The scenes that led Fogelquist from here to Chula Vista can be arranged into a series of images and regarded as if through that perfect lens of the 1970’s, the 3-D View-Master:

In 1973, Mariachi Uclatlán is hired to play for Sunday brunch every weekend at the Los Angeles Airport Marriott. The band members are smiling in their trajes de charro because the Marriott pays union scale and their customers are spreading the word, hiring the group for private parties of every kind.

In 1975, Ina Nyul weds Mark Fogelquist, who like each member of his band is making $20,000 a year, which is $6000 more than Fogelquist’s younger brother James, who has a PhD from Yale, is paid to teach at Mt. Holyoke College.

Within two years, Mark and Ina can buy a house with mariachi money, and in 1978, Mark drops his pursuit of a PhD.

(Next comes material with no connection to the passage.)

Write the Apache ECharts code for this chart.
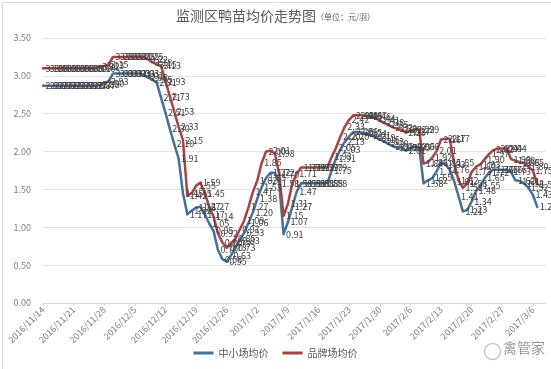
<!DOCTYPE html>
<html><head><meta charset="utf-8">
<script src="https://cdn.jsdelivr.net/npm/echarts@6/dist/echarts.min.js"></script>
<style>html,body{margin:0;padding:0;background:#fff}#c{width:551px;height:369px}</style>
</head><body><div id="c"></div>
<script>
// ---- data ----
var startDate = [2016, 11, 14];
var dayCount = 116;
var seriesNames = ['中小场均价', '品牌场均价'];
var smallFarm = [
2.87,2.87,2.87,2.87,2.87,2.87,2.87,2.87,2.87,2.87,2.87,2.87,2.87,
2.88,2.90,2.93,
3.03,3.03,3.03,3.03,3.03,3.03,3.03,
3.01,2.98,2.95,2.91,2.71,2.51,2.30,2.10,1.91,1.45,1.17,
1.22,1.26,1.27,1.17,1.05,0.95,0.70,0.58,0.55,0.63,0.73,0.83,0.93,1.06,1.20,1.38,1.53,1.65,1.72,1.72,1.58,0.91,1.07,1.27,1.47,
1.58,1.58,1.58,1.58,1.58,1.58,1.58,
1.75,1.91,2.03,2.13,2.20,2.26,2.26,2.25,2.24,2.21,2.19,2.16,2.13,2.10,2.07,2.05,2.05,2.01,2.05,2.06,2.06,
1.58,1.62,1.65,1.74,1.85,1.83,1.76,1.61,1.41,1.21,1.23,1.34,1.48,1.55,1.65,1.72,1.76,1.76,1.76,1.76,1.73,1.62,1.61,1.58,1.52,1.43,1.27
];
var brandFarm = [
3.10,3.10,3.10,3.10,3.10,3.10,3.10,3.10,3.10,3.10,3.10,3.10,3.10,
3.12,3.13,3.15,
3.25,3.25,3.25,3.25,3.25,3.25,3.25,3.25,
3.22,3.18,3.15,3.13,2.93,2.73,2.53,2.33,2.15,1.42,
1.45,1.55,1.59,1.45,1.27,1.14,0.92,0.80,0.73,0.79,0.85,0.97,1.09,1.27,1.47,1.62,1.85,2.00,2.01,1.98,1.70,1.15,1.31,1.58,1.71,
1.79,1.79,1.79,1.79,1.79,1.79,1.79,
1.93,2.05,2.20,2.33,2.42,2.48,2.48,2.48,2.47,2.46,2.44,2.41,2.38,2.35,2.32,2.30,2.29,2.25,2.27,2.29,2.29,
1.84,1.86,1.92,2.01,2.16,2.17,2.17,1.85,1.62,1.52,1.58,1.73,1.80,1.83,1.90,1.97,2.02,2.04,2.04,2.04,1.90,1.88,1.86,1.85,1.80,1.75,1.57
];
var yTicks = [0, 0.5, 1, 1.5, 2, 2.5, 3, 3.5];

// category labels (one per day)
var categories = [];
(function () {
  var d = new Date(startDate[0], startDate[1] - 1, startDate[2]);
  for (var i = 0; i < dayCount; i++) {
    categories.push(d.getFullYear() + '/' + (d.getMonth() + 1) + '/' + d.getDate());
    d.setDate(d.getDate() + 1);
  }
})();

var chart = echarts.init(document.getElementById('c'), null, {renderer: 'canvas'});
var fontFam = '"Noto Sans CJK SC", "Noto Sans", sans-serif';
function lineSeries(name, data, color) {
  return {
    name: name, type: 'line', data: data,
    symbol: 'circle', symbolSize: 1, showSymbol: true,
    itemStyle: {color: color},
    lineStyle: {color: color, width: 2.5, join: 'round', cap: 'round'},
    label: {show: true, position: 'right', distance: 2, color: '#404040', fontSize: 9,
      fontFamily: fontFam, formatter: function (p) { return p.value.toFixed(2); }},
    emphasis: {disabled: true},
    animation: false
  };
}
chart.setOption({
  backgroundColor: '#ffffff',
  animation: false,
  title: {
    left: 'center', top: 4,
    text: '{a|监测区鸭苗均价走势图}{b|（单位：元/羽）}',
    textStyle: {fontWeight: 'normal', rich: {
      a: {fontSize: 14, color: '#595959', fontWeight: 'normal', fontFamily: fontFam},
      b: {fontSize: 8, color: '#595959', fontWeight: 'normal', fontFamily: fontFam, padding: [2, 0, 0, 0]}
    }}
  },
  legend: {
    bottom: 6, left: 'center', itemWidth: 20, itemHeight: 3, itemGap: 14,
    icon: 'rect',
    textStyle: {fontSize: 10, color: '#595959', fontFamily: fontFam},
    data: seriesNames
  },
  grid: {left: 43, right: 5, top: 38, bottom: 66, containLabel: false},
  xAxis: {
    type: 'category', data: categories, boundaryGap: false,
    axisLine: {lineStyle: {color: '#d9d9d9'}},
    axisTick: {show: true, interval: 6, length: 3, lineStyle: {color: '#d9d9d9'}},
    axisLabel: {interval: 6, rotate: 45, fontSize: 9, color: '#7f7f7f', fontFamily: fontFam, margin: 5}
  },
  yAxis: {
    type: 'value', min: yTicks[0], max: yTicks[yTicks.length - 1], interval: 0.5,
    axisLine: {show: false}, axisTick: {show: false},
    axisLabel: {fontSize: 9, color: '#7f7f7f', fontFamily: fontFam, margin: 12,
      formatter: function (v) { return v.toFixed(2); }},
    splitLine: {lineStyle: {color: '#e3e3e3'}}
  },
  graphic: [
    {type: 'rect', left: 0, top: 0, shape: {width: 550, height: 368},
      style: {fill: 'none', stroke: '#d9d9d9', lineWidth: 1}, silent: true},
    {type: 'circle', left: 482, top: 341, shape: {r: 8},
      style: {fill: 'none', stroke: '#c8c8c8', lineWidth: 1.5}, silent: true},
    {type: 'text', left: 503, top: 341,
      style: {text: '禽管家', fontSize: 14, fill: '#9a9a9a', fontFamily: fontFam}, silent: true}
  ],
  series: [
    lineSeries(seriesNames[0], smallFarm, '#41719c'),
    lineSeries(seriesNames[1], brandFarm, '#b0403f')
  ]
});
</script>
</body></html>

In 1981, the two Fogelquist brothers, Mark and James, stand in front of a Mexican restaurant in Orange that they’ve bought after forming a corporation with six members of the former Mariachi Uclatlán. They look nervous, for good reason. From their pooled resources of $72,000, they have $80 left.

The next slide shows a line of customers out the door and into the parking lot of El Mariachi Restaurant and Bar.

Jump to a weary pair of Fogelquist brothers 12 years later. From 1981 to 1993, they have unlocked the restaurant at 10:00 in the morning, dressed as managers. For 12 years, they have slipped into the back room at 8:00 p.m. and changed, like violin superheroes, into their trajes de charro. For 12 years, they have also played 200 private parties per year.

In 1993, the sign in front of the restaurant says “Sold.” The brother who was a professor becomes a professor again, and Mark Fogelquist becomes a middle school teacher for native speakers of Spanish in Wenatchee, Washington.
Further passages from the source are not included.